Since it is not easy, even with the best of policies, to turn around the factors underlying imbalances within a short period, commitments to policy objectives would be made over a five year horizon. ... Failure to meet the targets would mean a forfeiture of the bond... The actual cost would not be large. China, for instance, now has an allocation of 7bn SDRs and 25 per cent of that would amount to less than $3bn. Still, the symbolic effect of being levied an SDR penalty for running bad economic policies would be huge. ...
This approach would shift the discussion from contentious arguments about current policies to a focus on outcomes. For instance, China has consistently maintained that its current account surplus reflects structural problems in its economy and has nothing to do with its exchange rate policy. Who could quibble with methods so long as China commits to reducing its current account surplus and succeeds in putting its economy on a trajectory to get it below 3 per cent of GDP in the next 5 years...?
What happens to SDRs that get docked if countries don’t hit their targets? These SDRs would be distributed among low income countries. To get incentives right, only those low-income countries that meet minimum standards in terms of their macro policies would be eligible for this redistribution. This way, the IMF could finally offer carrots to poor countries for good policies rather than just sticks for bad policies. Any SDR redistributions to small poor economies ... would be morally justified - instability caused by bad policies in the larger and richer economies tends to hurt these vulnerable and innocent bystanders disproportionately.
The G20 commitment to tackling global macroeconomic imbalances is laudable. G20 leaders must now be ... ready to pay the price for breaking their commitments.
Five years seems too short of a time period given the large adjustment some countries would have to make to get to a 3% target, but I can't imagine this being implemented in any case. They'd never get past the contentious, endless discussions over what the targets should be, how they should be defined, the acceptable range in each case, and so on.

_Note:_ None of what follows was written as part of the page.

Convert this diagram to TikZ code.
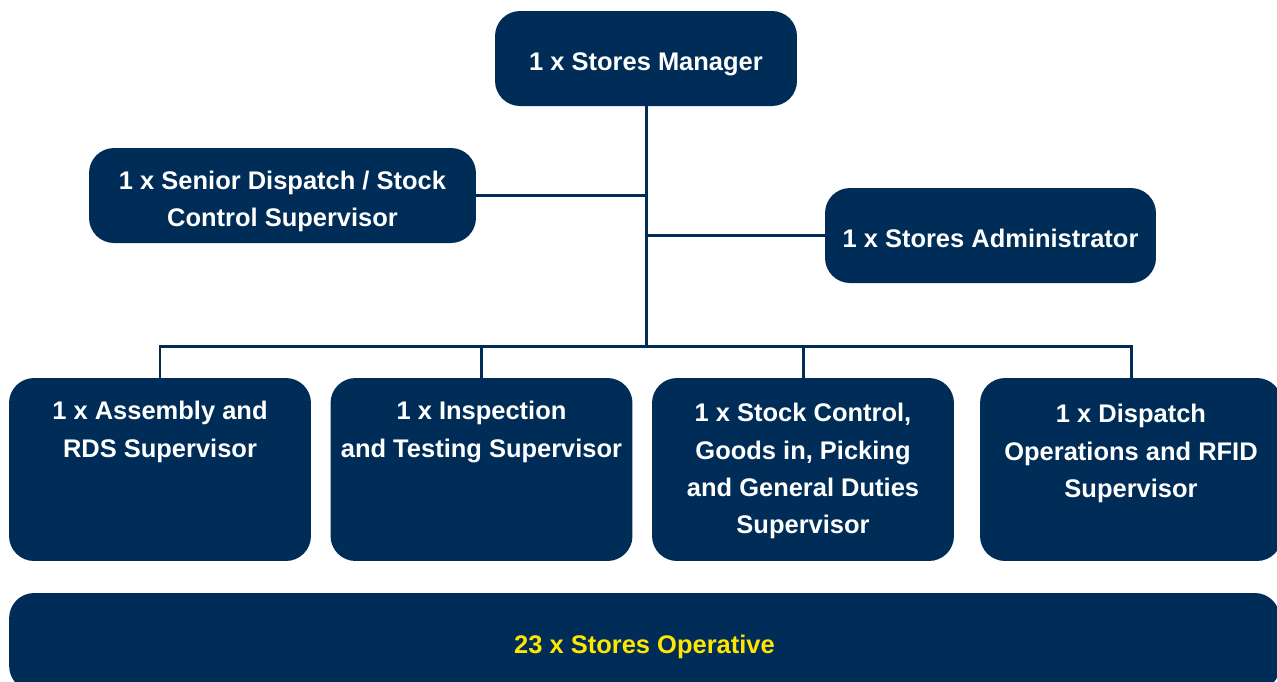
\documentclass[tikz,border=0pt]{standalone}
\usepackage{fontspec}
\setmainfont{Liberation Sans}
\usepackage{tikz}
\usetikzlibrary{positioning}
\definecolor{navy}{RGB}{0,45,88}
\definecolor{opyellow}{RGB}{255,230,0}

\begin{document}
\begin{tikzpicture}
    [
    x=0.02cm,y=-0.02cm,
    box/.style={rectangle,rounded corners=0.5cm,fill=navy,draw=none,inner sep=0pt},
    head/.style={box,text=white,text depth=0pt,font=\fontsize{14.5}{21.2}\selectfont\bfseries,align=center},
    oneline/.style={head,text height=13.5pt},
    supbox/.style={box,minimum width=6.04cm,minimum height=3.66cm},
    suptext/.style={anchor=north,inner sep=0pt,text=white,font=\fontsize{14.5}{21.2}\selectfont\bfseries,align=center},
    link/.style={draw=navy,line width=1.7pt}
    ]
    \useasboundingbox (0,0) rectangle (1277,681);
    % top of the tree
    \node (mgr) at (646,58.5) [oneline,minimum width=6.04cm,minimum height=1.9cm] {1 x Stores Manager};
    \node (senior) at (282.5,195.5) [head,text height=35pt,minimum width=7.74cm,minimum height=1.9cm] {1 x Senior Dispatch / Stock\\Control Supervisor};
    \node (admin) at (990.5,235.5) [oneline,minimum width=6.62cm,minimum height=1.9cm] {1 x Stores Administrator};
    % supervisors
    \node (assembly) at (160,469.5) [supbox] {};
    \node (inspection) at (481.5,469.5) [supbox] {};
    \node (stock) at (803,469.5) [supbox] {};
    \node (dispatch) at (1131,469.5) [supbox] {};
    \node (assemblytxt) at (160,401) [suptext] {1 x Assembly and\\RDS Supervisor};
    \node (inspectiontxt) at (481.5,401) [suptext] {1 x Inspection\\and Testing Supervisor};
    \node (stocktxt) at (803,403) [suptext] {1 x Stock Control,\\Goods in, Picking\\and General Duties\\Supervisor};
    \node (dispatchtxt) at (1131,404) [suptext] {1 x Dispatch\\Operations and RFID\\Supervisor};
    % operatives
    \node (operative) at (644.5,642) [oneline,minimum width=25.42cm,minimum height=1.96cm,text=opyellow] {23 x Stores Operative};
    \coordinate (bus) at (646,346);
    \draw [link] (mgr.south) to (bus);
    \draw [link] (senior.east) to (senior.east -| mgr.south);
    \draw [link] (admin.west) to (admin.west -| mgr.south);
    \draw [link] (assembly.north) -- (assembly.north |- bus) -- (dispatch.north |- bus) -- (dispatch.north);
    \draw [link] (inspection.north) to (inspection.north |- bus);
    \draw [link] (stock.north) to (stock.north |- bus);
  \end{tikzpicture}
\end{document}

I suppose we could think of this as a tax on excessive contributions to global imbalances (solving an externality problem that is present when individual countries do not consider the effect of their policies might have on other countries except to the extent that it feeds back on them). Maybe we could try a cap-and-trade system instead. Cap global imbalances at some level, and then have countries buy and sell permits in order to deviate from their allotment of the total (the initial permits could be distributed by auction with the proceeds distributed among countries in some way, or simply given away). Yeah, that'll work.